How different the approach of the psalmists, who longed for the coming of the new day—that they might meet anew with God. To him they offered the first thought and the first word: a subtle adjustment in time management, but symptomatic of a radical reorientation in priorities.

 

Listen to the testimony of scattered saints throughout Israel’s history:

 

“I rise before dawn and cry for help; I have put my hope in your word.” (Psalm 119:147, anonymous)

 

“But I cry to you for help, LORD; in the morning my prayer comes before you.” (Psalm 88:13, Heman the Ezrahite)

 

“In the morning, LORD, you hear my voice; in the morning I lay my requests before you and wait expectantly.” (Psalm 5:3, David)

 

And perhaps more evocatively, David elsewhere describes himself as waking the dawn—having risen so early to offer God prayer and praise:

 

“Awake, my soul! Awake, harp and lyre! I will awaken the dawn.” (Psalm 57:8)

 

The psalmists are not alone in their auroral devotion.

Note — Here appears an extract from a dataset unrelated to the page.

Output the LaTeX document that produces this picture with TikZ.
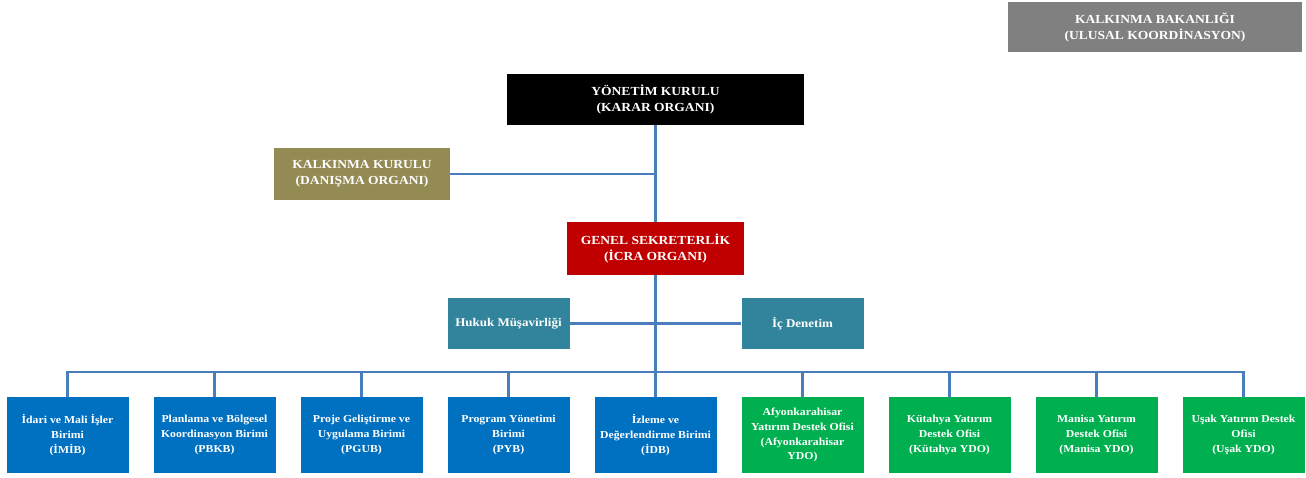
\documentclass[tikz,border=0pt]{standalone}
\usepackage{fontspec}
\setmainfont[FakeStretch=1.1]{Liberation Serif}
\usepackage{tikz}
\usepackage{xcolor}
\definecolor{bakgray}{HTML}{808080}
\definecolor{kurulolive}{HTML}{948A54}
\definecolor{sekred}{HTML}{C00000}
\definecolor{musteal}{HTML}{31849B}
\definecolor{birimblue}{HTML}{0070C0}
\definecolor{ofisgreen}{HTML}{00B050}
\definecolor{linkblue}{HTML}{4A7EBB}

\begin{document}
\begin{tikzpicture}[x=1pt,y=-1pt,
  every node/.style={inner sep=0pt, align=center, text=white},
  topbox/.style={font=\fontsize{12.3}{16}\selectfont\bfseries},
  midbox/.style={minimum width=122pt, minimum height=51pt, fill=musteal, font=\fontsize{11.8}{14}\selectfont\bfseries},
  unitbox/.style={minimum width=122pt, minimum height=76pt, font=\fontsize{10.7}{14.8}\selectfont\bfseries},
  link/.style={draw=linkblue, line width=2.5pt}]
\useasboundingbox (0,0) rectangle (1306,477);
\node[topbox, fill=bakgray, minimum width=294pt, minimum height=50pt] (bak) at (1155,27) {KALKINMA BAKANLIĞI\\(ULUSAL KOORDİNASYON)};
\node[topbox, fill=black, minimum width=297pt, minimum height=51pt] (yk) at (655.5,99.5) {YÖNETİM KURULU\\(KARAR ORGANI)};
\node[topbox, fill=kurulolive, minimum width=176pt, minimum height=52pt] (kk) at (362,174) {KALKINMA KURULU\\(DANIŞMA ORGANI)};
\node[topbox, fill=sekred, minimum width=177pt, minimum height=53pt] (gs) at (655.5,248.5) {GENEL SEKRETERLİK\\(İCRA ORGANI)};
\node[midbox] (hm) at (508.5,323.5) {Hukuk Müşavirliği};
\node[midbox] (icd) at (802.5,323.5) {İç Denetim};
\coordinate (bus) at (655.5,372);
\node[unitbox, fill=birimblue] (b1) at (67.5,435) {İdari ve Mali İşler\\Birimi\\(İMİB)};
\node[unitbox, fill=birimblue] (b2) at (214.5,435) {Planlama ve Bölgesel\\Koordinasyon Birimi\\(PBKB)};
\node[unitbox, fill=birimblue] (b3) at (361.5,435) {Proje Geliştirme ve\\Uygulama Birimi\\(PGUB)};
\node[unitbox, fill=birimblue] (b4) at (508.5,435) {Program Yönetimi\\Birimi\\(PYB)};
\node[unitbox, fill=birimblue] (b5) at (655.5,435) {İzleme ve\\Değerlendirme Birimi\\(İDB)};
\node[unitbox, fill=ofisgreen] (b6) at (802.5,435) {Afyonkarahisar\\Yatırım Destek Ofisi\\(Afyonkarahisar\\YDO)};
\node[unitbox, fill=ofisgreen] (b7) at (949.5,435) {Kütahya Yatırım\\Destek Ofisi\\(Kütahya YDO)};
\node[unitbox, fill=ofisgreen] (b8) at (1096.5,435) {Manisa Yatırım\\Destek Ofisi\\(Manisa YDO)};
\node[unitbox, fill=ofisgreen] (b9) at (1243.5,435) {Uşak Yatırım Destek\\Ofisi\\(Uşak YDO)};
\draw[link] (yk.south) -- (gs.north);
\draw[link] (kk.east) -- (kk.east -| yk.south);
\draw[link] (gs.south) -- (bus);
\draw[link] (hm.east) -- (icd.west);
\draw[link] (b1.north) |- (b9.north |- bus) -- (b9.north);
\foreach \i in {2,...,8}
  \draw[link] (b\i.north) -- (b\i.north |- bus);
\end{tikzpicture}
\end{document}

Even Jesus the Christ rose early to meet with his Father for strength and guidance:

 

“Very early in the morning, while it was still dark, Jesus got up, left the house and went off to a solitary place, where he prayed.” (Mark 1:35)

 

It would be hubris indeed to think ourselves less in need of daily grace than our Master, in whose footsteps we but follow.

Remember, his mercies never fail: “They are new every morning” (Lamentations 3:23).